Let's set aside the Left's relentless war on norms and institutions that they perceive as standing in the way of their grip on power, which they treat as a birthright.  Let's also ignore, for the moment, their own penchant for election trutherism.  For the purposes of this discussion, let's take their alleged principles and January 6th-related rhetoric at face value.  If they believed it -- really, truly, in their bones -- they'd reject out of hand the sorts of games in which they're currently engaged.  Too risky, playing with fire, etc.  This cycle is expected to be ugly for the ruling party, for all the glaring reasons, so for them to actively help people they see as reckless, detached-from-reality cranks become the opposition party's nominees ought to be be unthinkable under these circumstances.  In reality, it's been not just thinkable, but a bona fide strategy.  They've enthusiastically embraced it, pouring millions of dollars into the effort.  Senate Democrats have gone this route, as has the Democratic Governors Association, both with mixed results thus far.
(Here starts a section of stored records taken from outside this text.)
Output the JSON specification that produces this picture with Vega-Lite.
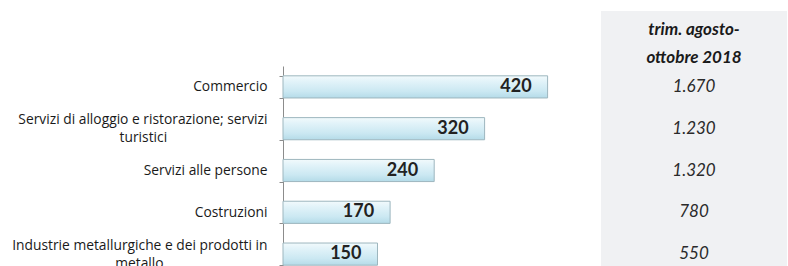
{
  "$schema": "https://vega.github.io/schema/vega-lite/v6.json",
  "padding": {"left": 0, "top": 4, "right": 0, "bottom": 0},
  "background": "white",
  "spacing": 3,
  "config": {
    "view": {"stroke": null}
  },
  "datasets": {
    "settori": [
      {"settore": "Commercio", "valore": 420, "trimestre": "1.670"},
      {"settore": "Servizi di alloggio e ristorazione; servizi turistici", "valore": 320, "trimestre": "1.230"},
      {"settore": "Servizi alle persone", "valore": 240, "trimestre": "1.320"},
      {"settore": "Costruzioni", "valore": 170, "trimestre": "780"},
      {"settore": "Industrie metallurgiche e dei prodotti in metallo", "valore": 150, "trimestre": "550"}
    ],
    "intestazione": [
      {"titolo": "trim. agosto-\nottobre 2018", "riga": "Commercio"}
    ]
  },
  "hconcat": [
    {
      "width": 315,
      "height": 264,
      "data": {"name": "settori"},
      "encoding": {
        "y": {
          "field": "settore",
          "type": "nominal",
          "sort": null,
          "scale": {"range": [55, 264], "paddingInner": 0.47, "paddingOuter": 0.235},
          "axis": {
            "title": null,
            "minExtent": 283,
            "maxExtent": 283,
            "tickBand": "extent",
            "domainColor": "#8c8c8c",
            "tickColor": "#8c8c8c",
            "tickSize": 4,
            "labelFont": "Open Sans",
            "labelFontSize": 13.8,
            "labelColor": "#1a1a1a",
            "labelLineHeight": 9,
            "labelOffset": -9,
            "labelLimit": 400,
            "labelPadding": 12,
            "labelExpr": "datum.value == 'Servizi di alloggio e ristorazione; servizi turistici' ? ['Servizi di alloggio e ristorazione; servizi', '\u200b\u00a0\u200b', pad('turistici', 37, '\u00a0') + '\u200b'] : datum.value == 'Industrie metallurgiche e dei prodotti in metallo' ? ['Industrie metallurgiche e dei prodotti in', '\u200b\u00a0\u200b', pad('metallo', 36, '\u00a0') + '\u200b'] : ['', datum.value]"
          }
        },
        "x": {"field": "valore", "type": "quantitative", "scale": {"domain": [0, 500]}, "axis": null}
      },
      "layer": [
        {
          "mark": {
            "type": "bar",
            "stroke": "#9db6be",
            "strokeWidth": 1,
            "color": {
              "gradient": "linear",
              "x1": 0, "y1": 0, "x2": 0, "y2": 1,
              "stops": [
                {"offset": 0, "color": "#f2fafc"},
                {"offset": 0.25, "color": "#e2f3f9"},
                {"offset": 0.7, "color": "#cbe8f2"},
                {"offset": 1, "color": "#b4dbe8"}
              ]
            }
          }
        },
        {
          "mark": {"type": "text", "align": "right", "dx": -16, "font": "Lato", "fontWeight": "bold", "fontSize": 18, "color": "#222222"},
          "encoding": {"text": {"field": "valore", "type": "quantitative"}}
        }
      ]
    },
    {
      "width": 186,
      "height": 264,
      "view": {"fill": "#f0f1f3", "stroke": null},
      "layer": [
        {
          "data": {"name": "settori"},
          "mark": {"type": "text", "font": "Lato", "fontStyle": "italic", "fontSize": 17, "color": "#2a2a2a"},
          "encoding": {
            "y": {"field": "settore", "type": "nominal", "sort": null, "scale": {"range": [55, 264], "paddingInner": 0.47, "paddingOuter": 0.235}, "axis": null},
            "text": {"field": "trimestre", "type": "nominal"}
          }
        },
        {
          "data": {"name": "intestazione"},
          "mark": {"type": "text", "font": "Lato", "fontStyle": "italic", "fontWeight": "bold", "fontSize": 17, "color": "#1a1a1a", "lineBreak": "\n", "lineHeight": 28, "baseline": "middle", "dy": -57},
          "encoding": {
            "y": {"field": "riga", "type": "nominal", "sort": null, "axis": null},
            "text": {"field": "titolo", "type": "nominal"}
          }
        }
      ]
    }
  ]
}
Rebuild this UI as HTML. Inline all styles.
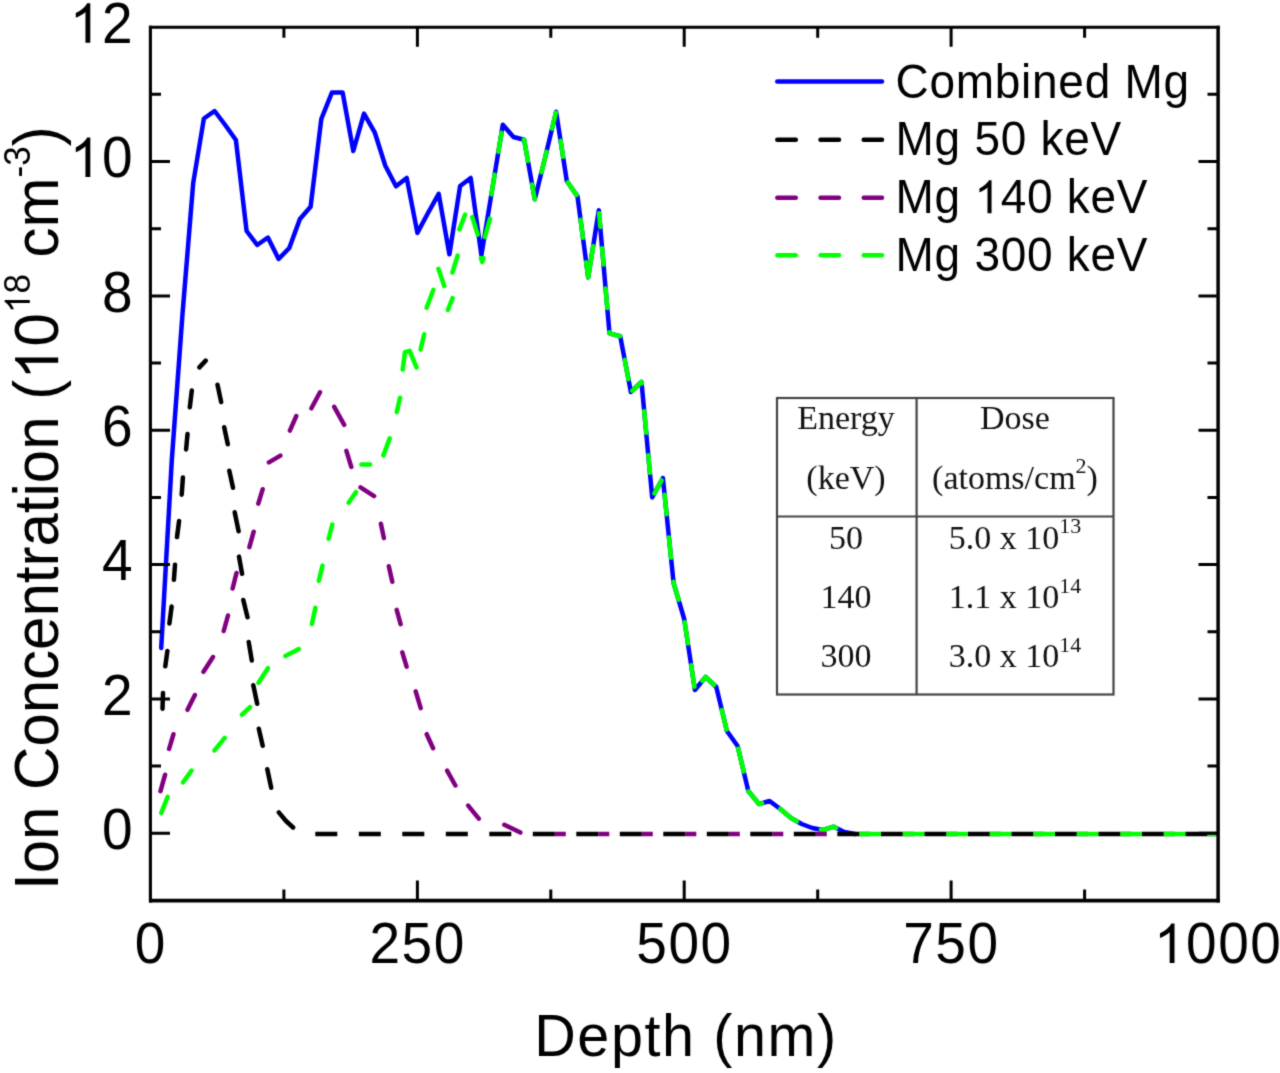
<!DOCTYPE html>
<html><head><meta charset="utf-8"><style>
html,body{margin:0;padding:0;background:#fff;}
body{width:1280px;height:1073px;overflow:hidden;position:relative;}
svg{position:absolute;left:0;top:0;}
.s{font-family:"Liberation Sans",sans-serif;fill:#000;}
.t{font-family:"Liberation Serif",serif;fill:#111;}
.h{fill:none;}
</style></head><body>
<svg width="1280" height="1073" viewBox="0 0 1280 1073">
<defs><filter id="soft" x="0" y="0" width="1280" height="1073" filterUnits="userSpaceOnUse" color-interpolation-filters="sRGB"><feConvolveMatrix order="3" kernelMatrix="0.025 0.1 0.025 0.1 0.5 0.1 0.025 0.1 0.025" edgeMode="duplicate"/></filter></defs>
<g filter="url(#soft)">
<rect x="0" y="0" width="1280" height="1073" fill="#fff"/>
<g fill="none" stroke-linejoin="round" stroke-linecap="round" stroke-width="4.5">
<polyline points="161.2,648.0 171.8,460.0 182.5,314.0 193.2,183.0 203.9,118.5 214.6,111.0 225.2,125.0 235.9,140.0 246.6,231.0 257.2,245.0 267.9,237.5 278.6,259.0 289.3,248.0 299.9,219.0 310.6,206.7 321.3,119.0 332.0,92.4 342.6,92.4 353.3,151.0 364.0,113.6 374.7,132.3 385.3,165.8 396.0,186.3 406.7,177.9 417.4,232.9 428.0,213.0 438.7,193.8 449.4,254.3 460.1,186.0 470.7,178.0 481.4,255.2 492.1,190.0 502.8,124.8 513.5,137.0 524.1,139.7 534.8,199.3 545.5,156.0 556.1,111.8 566.8,181.0 577.5,196.4 588.2,277.5 598.8,210.3 609.5,333.4 620.2,336.2 630.9,392.0 641.5,382.0 652.2,497.4 662.9,478.0 673.6,583.0 684.2,619.0 694.9,690.0 705.6,677.0 716.3,687.0 726.9,731.0 737.6,746.0 748.3,791.0 759.0,804.0 769.6,801.0 780.3,809.0 791.0,818.0 801.7,824.0 812.3,828.0 823.0,830.0 833.7,826.7 844.4,832.0 855.0,834.0" stroke="#0000ff"/>
<path d="M162.5,708.8L163.0,692.9M165.3,666.2L167.4,651.0M169.4,623.4L171.6,606.6M173.9,579.8L175.0,564.7M177.0,537.1L179.1,520.9M181.7,494.7L182.9,477.5M186.1,449.4L187.5,434.1M189.8,407.2L191.8,390.5M199.4,367.4L205.7,360.6M217.5,384.8L221.2,402.1M224.2,427.2L227.8,444.2M229.3,470.8L233.0,487.8M234.7,512.2L238.6,531.3M239.0,556.6L242.1,573.8M243.3,600.0L247.5,617.2M248.7,642.0L251.8,660.5M253.3,685.2L257.2,703.8M258.8,728.7L262.7,745.8M267.3,769.2L271.2,787.8M278.8,812.4L286.0,821.0L293.1,827.5" stroke="#000"/>
<path d="M160.5,791.2L165.1,774.7M169.1,748.9L173.5,734.2M187.5,709.8L194.9,695.0M203.5,671.8L213.0,657.0M223.7,631.0L228.0,615.5M232.6,588.5L236.5,573.0M249.4,547.2L253.7,531.7M258.3,503.6L262.7,489.2M268.9,462.4L280.4,455.6M289.9,430.6L296.3,416.0M311.4,408.3L320.0,392.3M334.2,406.8L344.2,424.9M346.4,450.8L351.3,466.9M360.5,487.4L374.1,496.1M380.9,523.7L383.9,538.1M388.8,566.2L392.3,581.7M396.7,609.8L400.6,624.2M402.3,652.3L406.6,666.7M415.7,691.4L420.7,708.1M426.7,734.2L433.1,748.2M447.1,770.6L455.4,785.5M468.2,805.6L478.8,818.7M504.3,824.8L520.4,832.6" stroke="#800080"/>
<path d="M161.3,812.9L167.6,796.8M183.1,782.3L191.5,770.6M214.5,750.4L224.7,737.9M242.0,714.6L250.0,707.1M258.5,682.8L267.9,668.2M285.4,655.9L298.8,649.1M311.9,623.9L315.4,607.7M318.8,580.8L322.5,565.6M328.6,538.7L332.3,524.5M348.6,502.7L356.0,492.0M361.4,464.4L370.1,464.4M383.4,455.4L389.7,438.4M396.8,412.1L400.0,397.7M402.7,369.6L404.9,352.2L409.6,350.8L416.5,367.4M420.6,349.6L424.2,334.2M426.6,307.7L433.4,289.8M438.4,268.8L444.3,285.9M447.9,309.9L452.6,298.1M452.4,272.5L457.6,255.6M459.4,229.4L465.1,214.6M472.3,217.1L477.7,234.6M480.9,258.1L482.2,262.0L483.6,258.1M484.9,237.1L490.0,218.6" stroke="#00ff00"/>
<path d="M491.4,194.4L492.1,190.0L494.6,174.6M498.4,151.8L501.5,132.8M523.8,139.6L524.1,139.7L527.9,160.9M532.1,184.5L534.8,199.3L534.9,198.7M541.5,172.2L545.5,156.0L546.5,151.7M552.1,128.6L555.9,112.6M560.6,140.7L563.1,156.8M567.8,182.4L576.5,195.0M580.6,219.7L582.9,237.7M586.2,262.3L588.2,277.5L593.2,246.1M599.1,213.2L600.3,226.9M602.1,248.2L603.6,264.5M605.6,288.6L607.3,308.1M609.4,332.2L609.5,333.4L620.1,336.2M624.7,359.9L628.4,379.2M632.2,390.8L641.5,382.0L641.7,383.5M644.2,411.2L646.3,432.8M648.3,455.2L649.9,472.8M654.4,493.5L661.6,480.4M664.6,494.7L666.6,514.2M668.9,537.4L671.0,557.8M673.4,581.7L673.6,583.0L678.6,599.8M684.7,622.2L687.9,643.5M691.2,665.2L694.4,686.7M702.4,680.9L705.6,677.0L714.0,684.9M721.8,710.0L726.6,729.6M738.2,748.6L743.7,771.6M748.5,791.3L759.0,804.0L762.1,803.1M780.3,809.0L780.3,809.0L791.0,818.0L796.8,821.3M820.9,829.6L823.0,830.0L833.7,826.7L836.1,827.9" stroke="#00ff00"/>
<g stroke-linecap="butt">
<path d="M554.8,834.0H565.8M598.3,834.0H609.3M641.8,834.0H652.8M685.3,834.0H696.3M728.8,834.0H739.8M772.3,834.0H783.3M815.8,834.0H826.8M859.3,834.0H870.3M902.8,834.0H913.8M946.3,834.0H957.3M989.8,834.0H1000.8M1033.3,834.0H1044.3M1076.8,834.0H1087.8M1120.3,834.0H1131.3M1163.8,834.0H1174.8M1207.3,834.0H1216.5" stroke="#800080"/>
<path d="M315.3,834.0H337.3M358.8,834.0H380.8M402.3,834.0H424.3M445.8,834.0H467.8M489.3,834.0H511.3M532.8,834.0H554.8M576.3,834.0H598.3M619.8,834.0H641.8M663.3,834.0H685.3M706.8,834.0H728.8M750.3,834.0H772.3M793.8,834.0H815.8M837.3,834.0H859.3M880.8,834.0H902.8M924.3,834.0H946.3M967.8,834.0H989.8M1011.3,834.0H1033.3M1054.8,834.0H1076.8M1098.3,834.0H1120.3M1141.8,834.0H1163.8M1185.3,834.0H1207.3" stroke="#000"/>
<path d="M859.3,834.0H880.8M902.8,834.0H924.3M946.3,834.0H967.8M989.8,834.0H1011.3M1033.3,834.0H1054.8M1076.8,834.0H1098.3M1120.3,834.0H1141.8M1163.8,834.0H1185.3M1207.3,834.0H1216.5" stroke="#00ff00"/>
</g>
</g>
<g stroke="#000" fill="none">
<path d="M149.0,27.2H1219.75" stroke-width="3"/>
<path d="M149.0,900.7H1219.75" stroke-width="3.8"/>
<path d="M150.4,25.7V902.6" stroke-width="3.1"/>
<path d="M1218.1,25.7V902.6" stroke-width="3.5"/>
</g>
<path d="M150.5,833.3h19.5M1218.0,833.3h-19.5M150.5,766.1h10.5M1218.0,766.1h-10.5M150.5,698.9h19.5M1218.0,698.9h-19.5M150.5,631.8h10.5M1218.0,631.8h-10.5M150.5,564.6h19.5M1218.0,564.6h-19.5M150.5,497.4h10.5M1218.0,497.4h-10.5M150.5,430.2h19.5M1218.0,430.2h-19.5M150.5,363.0h10.5M1218.0,363.0h-10.5M150.5,295.9h19.5M1218.0,295.9h-19.5M150.5,228.7h10.5M1218.0,228.7h-10.5M150.5,161.5h19.5M1218.0,161.5h-19.5M150.5,94.3h10.5M1218.0,94.3h-10.5M283.9,900.0v-10.5M283.9,27.2v10.5M417.4,900.0v-19.5M417.4,27.2v19.5M550.8,900.0v-10.5M550.8,27.2v10.5M684.2,900.0v-19.5M684.2,27.2v19.5M817.7,900.0v-10.5M817.7,27.2v10.5M951.1,900.0v-19.5M951.1,27.2v19.5M1084.6,900.0v-10.5M1084.6,27.2v10.5" stroke="#000" stroke-width="3" fill="none"/>
<g class="s" font-size="55" letter-spacing="1.5"><g transform="translate(134,848.9) scale(1,1.04)"><text x="0" y="0" text-anchor="end">0</text></g><g transform="translate(134,714.5) scale(1,1.04)"><text x="0" y="0" text-anchor="end">2</text></g><g transform="translate(134,580.2) scale(1,1.04)"><text x="0" y="0" text-anchor="end">4</text></g><g transform="translate(134,445.8) scale(1,1.04)"><text x="0" y="0" text-anchor="end">6</text></g><g transform="translate(134,311.5) scale(1,1.04)"><text x="0" y="0" text-anchor="end">8</text></g><g transform="translate(134,177.1) scale(1,1.04)"><text x="0" y="0" text-anchor="end"><tspan class="h">1</tspan>0</text></g><g transform="translate(134,42.7) scale(1,1.04)"><text x="0" y="0" text-anchor="end"><tspan class="h">1</tspan>2</text></g><g transform="translate(150.8,963) scale(1,1.04)"><text x="0" y="0" text-anchor="middle">0</text></g><g transform="translate(417.6,963) scale(1,1.04)"><text x="0" y="0" text-anchor="middle">250</text></g><g transform="translate(684.5,963) scale(1,1.04)"><text x="0" y="0" text-anchor="middle">500</text></g><g transform="translate(951.4,963) scale(1,1.04)"><text x="0" y="0" text-anchor="middle">750</text></g><g transform="translate(1218.2,963) scale(1,1.04)"><text x="0" y="0" text-anchor="middle"><tspan class="h">1</tspan>000</text></g></g>
<g class="s" transform="translate(686,1056.2) scale(1,1.04)"><text font-size="57.5" letter-spacing="1.6" x="0" y="0" text-anchor="middle">Depth (nm)</text></g>
<g class="s" transform="translate(58.2,890) rotate(-90) scale(1,1.04)">
<text font-size="60" x="0" y="0">Ion Concentration (<tspan class="h">1</tspan>0<tspan font-size="35" dy="-27.3"><tspan class="h">1</tspan>8</tspan><tspan dy="27.3"> cm</tspan><tspan font-size="35" dy="-27.3">-3</tspan><tspan dy="27.3">)</tspan></text>
</g>
<g fill="#000"><path transform="matrix(1.0000 0.0000 0.0000 1.0400 134.00 177.10) translate(-64.20,0.00) scale(0.02686,-0.02582)" d="M763,0L583,0L583,1147Q518,1085 412.5,1023Q307,961 223,930L223,1104Q374,1175 487,1276Q600,1377 647,1472L763,1472Z"/><path transform="matrix(1.0000 0.0000 0.0000 1.0400 134.00 42.70) translate(-64.20,0.00) scale(0.02686,-0.02582)" d="M763,0L583,0L583,1147Q518,1085 412.5,1023Q307,961 223,930L223,1104Q374,1175 487,1276Q600,1377 647,1472L763,1472Z"/><path transform="matrix(1.0000 0.0000 0.0000 1.0400 1218.20 963.00) translate(-64.19,0.00) scale(0.02686,-0.02582)" d="M763,0L583,0L583,1147Q518,1085 412.5,1023Q307,961 223,930L223,1104Q374,1175 487,1276Q600,1377 647,1472L763,1472Z"/><path transform="matrix(0.0000 -1.0000 1.0400 0.0000 58.20 890.00) translate(510.23,0.00) scale(0.02930,-0.02817)" d="M763,0L583,0L583,1147Q518,1085 412.5,1023Q307,961 223,930L223,1104Q374,1175 487,1276Q600,1377 647,1472L763,1472Z"/><path transform="matrix(0.0000 -1.0000 1.0400 0.0000 58.20 890.00) translate(576.97,-27.30) scale(0.01709,-0.01643)" d="M763,0L583,0L583,1147Q518,1085 412.5,1023Q307,961 223,930L223,1104Q374,1175 487,1276Q600,1377 647,1472L763,1472Z"/><path transform="matrix(1.0000 0.0000 0.0000 1.0400 895.60 213.20) translate(78.81,0.00) scale(0.02246,-0.02160)" d="M763,0L583,0L583,1147Q518,1085 412.5,1023Q307,961 223,930L223,1104Q374,1175 487,1276Q600,1377 647,1472L763,1472Z"/></g>
<!-- legend -->
<g fill="none" stroke-width="4.5" stroke-linecap="round">
<path d="M777.3,81.6H882" stroke="#0000ff"/>
<path d="M777.3,139.8H882" stroke="#000" stroke-dasharray="18.5 24.7"/>
<path d="M777.3,197.8H882" stroke="#800080" stroke-dasharray="18.5 24.7"/>
<path d="M777.3,255.2H882" stroke="#00ff00" stroke-dasharray="18.5 24.7"/>
</g>
<g class="s" font-size="46" letter-spacing="0.72">
<g transform="translate(895.6,97.5) scale(1,1.04)"><text x="0" y="0">Combined Mg</text></g>
<g transform="translate(895.6,155.0) scale(1,1.04)"><text x="0" y="0">Mg 50 keV</text></g>
<g transform="translate(895.6,213.2) scale(1,1.04)"><text x="0" y="0">Mg <tspan class="h">1</tspan>40 keV</text></g>
<g transform="translate(895.6,270.6) scale(1,1.04)"><text x="0" y="0">Mg 300 keV</text></g>
</g>
<!-- table -->
<g fill="none" stroke="#444" stroke-width="2.2">
<rect x="777" y="398" width="336.5" height="296.5"/>
<path d="M916.6,398V694.5M777,516.5H1113.5"/>
</g>
<g class="t" font-size="34" text-anchor="middle">
<text x="846" y="428.5">Energy</text>
<text x="846" y="488.5">(keV)</text>
<text x="1015" y="429">Dose</text>
<text x="1015" y="488.5">(atoms/cm<tspan font-size="22" dy="-15.5">2</tspan><tspan dy="15.5">)</tspan></text>
<text x="846" y="548.5">50</text>
<text x="846" y="608">140</text>
<text x="846" y="667">300</text>
<text x="1015" y="548.5">5.0 x 10<tspan font-size="22" dy="-15.5">13</tspan></text>
<text x="1015" y="608">1.1 x 10<tspan font-size="22" dy="-15.5">14</tspan></text>
<text x="1015" y="667">3.0 x 10<tspan font-size="22" dy="-15.5">14</tspan></text>
</g>
</g>
</svg>
</body></html>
But it's the Democratic Congressional Campaign Committee that may have stooped the lowest.  They're dropping cash to hype a Trump-backed primary challenger against freshman Rep. Peter Meijer, a young veteran and conservative who cast a number of tough votes hailed by Democrats as the embodiment of  'country over party' courage.  Meijer's reward from those same Democrats?  A shiv, in the form of DCCC "attack ads" being run "against" his primary opponent, blatantly designed to help said opponent defeat Meijer:


Here's the spot itself.  They barely even bother to disguise it as a negative ad.  Its clear purpose is to push Trump fans into the camp of Democrats' preferred general election opponent:
  

This isn't the first time party-over-country Democrats have explicitly and deliberately used anti-Trump votes by Republicans -- votes they loudly demanded, ostensibly for the good of the nation -- as an electoral cudgel against Republicans who did "the right thing."  Some conservatives may shrug and snark that getting stabbed in the back is what these members deserve, for being so naive as to believe the Left ever operates in good faith.  But the other side's bad faith is not a sound reason to do the wrong thing.  Doing what one believes is right, even or especially when it's difficult or risky, is the veritable definition of integrity and character.  Nevertheless, even though it's not entirely shocking to see the Democrats employing these mind-blowingly sleazy tactics that thoroughly expose what frauds they are, it's still disgraceful and appalling to watch.  "It’s one of the most cynically repulsive things I’ve seen since since I started writing about elections," Allahpundit seethed yesterday, and it's hard to disagree.

Granted, it may "work."  Democrats might mitigate their midterm losses by teeing up then defeating toxic Republicans in races that more "normal" opponents would have won.  After all, it's ultimately GOP voters who have to decide whether to give Democrats what they want by showing honorable figures like Meijer the door. These voters have agency.  On the other hand, the scheme could backfire, with any number of "unelectable" people actually winning high office, as Democrats get swept away by the rip tide of concurrent crises, inflation, recession, and a spectacularly unpopular president.  Perhaps we'll see a sprinkling of both.  But by committing to this deeply irresponsible strategy, the Democratic Party establishment is handing Americans a big, fat permission slip to never trust their motives again.  Their tedious "country over party" exhortations are emptier than ever -- and will be, more than ever before, instantly dismissed.  And Democrats deserve it.  They're advertising their view that politics is nothing more than a zero-sum, blood-sport brawl over sheer power, and they'll have zero moral high ground to preen or posture to the contrary.

Many righties, gripped by a similarly cynical view, have long assumed leftists would stop at nothing to achieve power, and have therefore oriented their own political compass accordingly.  Democrats seem to be working hard to justify that view, effectively guaranteeing that ends-justify-the-means politics will become the new, destructive, dysfunctional norm.  Hope the possibility of slightly downscaling your wave year losses is worth it, guys.